Un nouveau coup est venu de Washington, via une discrète publication dans le journal officiel de l’administration américaine, qui sanctionne le gisement Ioujno-Kirinskoïé au large de l’Extrême-Orient russe.

Or, ce projet de Gazprom doit servir de base à l’augmentation de la production de gaz naturel liquéfié (GNL) sur l’île voisine de Sakhaline, voire selon la presse entrer dans un échange d’actifs avec la major anglo-néerlandaise Shell. Son exploitation, à grande profondeur, semble compromise sans technologies étrangères.

Au delà de Gazprom, “c’est une mauvaise nouvelle pour la Russie car le développement du GNL constitue un objectif stratégique” avec pour objectif le marché Asie-Pacifique, observe Valéri Nesterov, analyste de la banque Sberbank Investment CIB.

Gazprom cherche de longue date à se tourner vers l’Asie alors que les relations se tendent entre l’Union européenne et l’entreprise, accusée régulièrement d’agir en suivant davantage les intérêts géopolitiques de Moscou que la seule logique commerciale. La crise ukrainienne n’a fait que renforcer la volonté de chaque côté de réduire sa dépendance à l’autre… sans pouvoir se passer l’un de l’autre.

Car le groupe russe ne cesse de le répéter: la demande en gaz augmente en Europe et les ressources russes restent les plus accessibles et compétitives face aux projets concurrents. Pour Gazprom, les exportations vers l’Europe, attendues en hausse cette année, continuent de générer de confortables bénéfices, encore en hausse au premier trimestre malgré la chute des cours des hydrocarbures.

TurkStream retardé

Bruxelles semble faire la sourde oreille, allant jusqu’à bloquer le projet de gazoduc russe South Stream vers le sud de l’Europe. En réaction, Vladimir Poutine a annoncé un autre tuyau, cette fois vers la Turquie. Les pays européens qui s’alimentent via l’Ukraine devront, à partir de 2019, aller y chercher le gaz russe dont ils ont besoin.

Gazprom veut donc aller vite. Mais le démarrage du chantier de “Turkstream”, prévu en juin, se fait attendre faute d’accord définitif avec Ankara, peu probable avant de nouvelles élections prévues en Turquie. Pour Mikhaïl Kortchemkine, du cabinet East European Gas Analysis, les chances du gazoduc d’aboutir sont même “proches de zéro”.

Pour ses détracteurs, Gazprom a réagi trop tard à l’évolution considérable au marché du gaz ces dernières années, en s’accrochant à ses contrats à long terme liés aux cours du pétrole.

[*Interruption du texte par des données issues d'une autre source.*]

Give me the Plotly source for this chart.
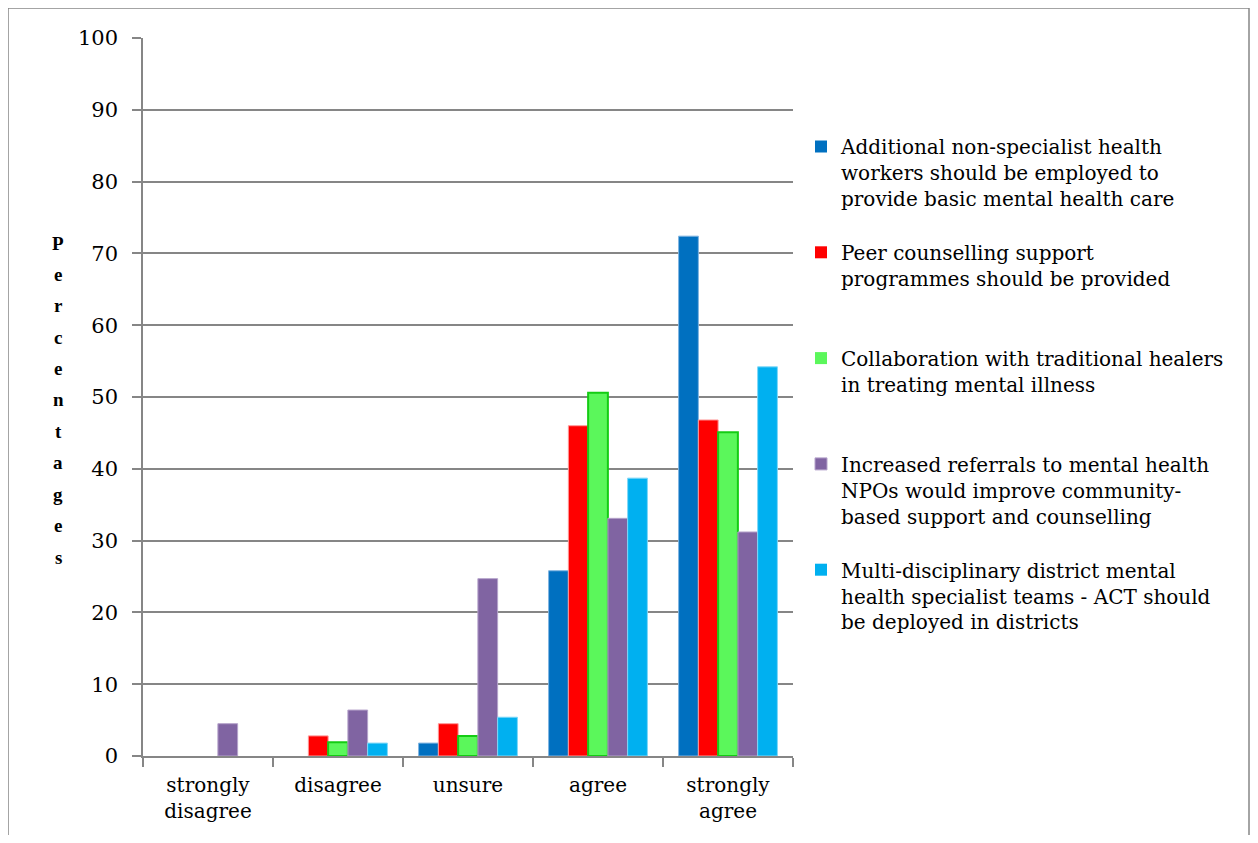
import plotly.graph_objects as go

categories = ["strongly<br>disagree", "disagree", "unsure", "agree", "strongly<br>agree"]

series_names = [
    "Additional non-specialist health<br>workers should be employed to<br>provide basic mental health care",
    "Peer counselling support<br>programmes should be provided<br> ",
    "Collaboration with traditional healers<br>in treating mental illness<br> ",
    "Increased referrals to mental health<br>NPOs would improve community-<br>based support and counselling",
    "Multi-disciplinary district mental<br>health specialist teams - ACT should<br>be deployed in districts",
]

non_specialist = [0, 0, 1.8, 25.8, 72.4]
peer_counselling = [0, 2.8, 4.5, 46.0, 46.8]
traditional_healers = [0, 1.9, 2.8, 50.6, 45.1]
npo_referrals = [4.5, 6.4, 24.7, 33.1, 31.2]
district_teams = [0, 1.8, 5.4, 38.7, 54.2]

values = [non_specialist, peer_counselling, traditional_healers, npo_referrals, district_teams]
fills = ["#0070C0", "#FF0000", "#5BF75B", "#8064A2", "#00B0F0"]
edges = ["#7FB3E0", "#FF9999", "#14CC14", "#B5A3CB", "#7FD7F7"]
edge_w = [1, 1, 2, 1, 1]

y_ticks = list(range(0, 101, 10))
axis_title = "Percentages"

fig = go.Figure()
for name, vals, fc, ec, ew in zip(series_names, values, fills, edges, edge_w):
    fig.add_trace(go.Bar(
        x=categories, y=vals, name=name, legendgroup=name,
        marker=dict(color=fc, line=dict(color=ec, width=[ew if v > 0 else 0 for v in vals])),
    ))

FONT = "DejaVu Serif, Liberation Serif, serif"
OFF = 8  # page body margin
W, H = 1242, 827
L, T = 135, 30
R = W - 785
B = H - 748
pw, ph = W - L - R, H - T - B

def px_x(x):
    return (x - OFF - L) / pw

def px_y(y):
    return (H - B - (y - OFF)) / ph

fig.update_layout(
    width=W, height=H,
    margin=dict(l=L, r=R, t=T, b=B),
    paper_bgcolor="white", plot_bgcolor="white",
    barmode="group", bargap=0.24, bargroupgap=0,
    font=dict(family=FONT, color="black"),
    showlegend=True,
    legend=dict(
        x=px_x(801), y=px_y(127), xanchor="left", yanchor="top",
        font=dict(family=FONT, size=20, color="black"),
        tracegroupgap=24.8, valign="top", bgcolor="rgba(0,0,0,0)",
    ),
    xaxis=dict(
        type="category", tickson="boundaries", ticks="outside", ticklen=9,
        tickcolor="#868686", tickwidth=1.5,
        showline=True, linecolor="#868686", linewidth=1.5,
        tickfont=dict(family=FONT, size=20, color="black"),
        ticklabelstandoff=10,
        showgrid=False, fixedrange=True,
    ),
    yaxis=dict(
        range=[0, 100], tickvals=y_ticks, ticks="outside", ticklen=9,
        tickcolor="#868686", tickwidth=1.5,
        showline=True, linecolor="#868686", linewidth=1.5,
        showgrid=True, gridcolor="#868686", gridwidth=1.5,
        zeroline=False,
        tickfont=dict(family=FONT, size=21, color="black"),
        ticklabelstandoff=10, fixedrange=True,
    ),
)

# y-axis title: letters stacked vertically
y0 = 243
for i, ch in enumerate(axis_title):
    fig.add_annotation(
        text=ch, x=px_x(58), y=px_y(y0 + i * 31.4),
        xref="paper", yref="paper", showarrow=False,
        font=dict(family="Liberation Serif, serif", size=19, color="black", weight="bold"),
        xanchor="center", yanchor="middle",
    )

# chart frame
fig.add_shape(
    type="rect", xref="paper", yref="paper",
    x0=px_x(8), x1=px_x(1249), y0=px_y(870), y1=px_y(8),
    line=dict(color="#868686", width=1.5), fillcolor="rgba(0,0,0,0)", layer="below",
)

fig.write_html("out.html")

Certains experts pensent que la Russie gagnerait à découper le mastodonte actuels en morceaux plus efficaces, réactifs et transparents. Ses concurrents verraient d’un bon oeil une libéralisation accrue du secteur gazier, tel le groupe pétrolier Rosneft, dirigé par l’influent Igor Setchine. Selon la presse russe, il a demandé au gouvernement d’ouvrir davantage les exportations de gaz à la concurrence et proposé de scinder le groupe en deux, séparant production et transport.

L’expert Mikhaïl Kortchemkine prédit un tel démantèlement “d’ici à quelques années”.